Here is the official description of the work underway;
“The $500 million joint venture with architectural firm Dutch Docklands International will create the largest series of artificial floating islands in the world. The islands will be anchored to the seabed using cables or telescopic mooring piles to keep the structures stable throughout the worst of the Indian Ocean’s storms, while simultaneously minimizing the environmental impact.”
A series of small islands rather of one large one is planned hoping to minimize the impact on the aquatic life. But is this going to become like the expanding coastlines of many nations who are building more and more water front properties on reclaimed land, a rather precarious proposition which impact on the environment are just stating to be felt?
How can they really assess the real impact on the ocean life?
“…the reefs provide a habitat for at least 25 percent of all marine animals, including sponges, more than 4,000 different species of fish, anemones, sea stars, crabs and other crustaceans, and clams and other mollusks. Since coral reefs serve as home to so many different species, many scientists refer to coral reefs as the “rainforests of the oceans.”

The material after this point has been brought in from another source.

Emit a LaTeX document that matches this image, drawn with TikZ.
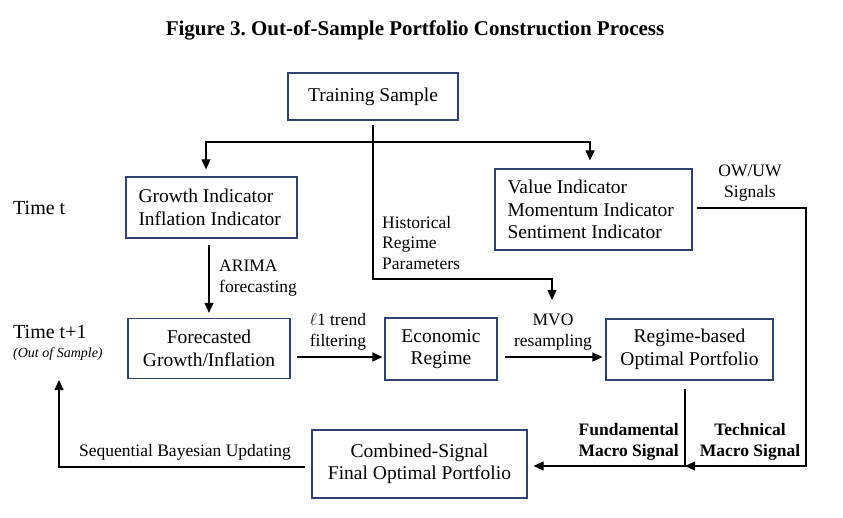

They plan to built slabs of concrete and polystyrene foam, anchored to the seabed using cables and mooring piles, tunnels linking different areas, golf courses, and so on.
A lot of publicity about the project having little impact on the environment seems a bit ludicrous when nothing of this nature and magnitude has ever been done.
When Palm Island was being planned in Dubai, there were so many report and experts asserting that the project was perfectly environmentally sound, but today the real impacts are obvious to every one.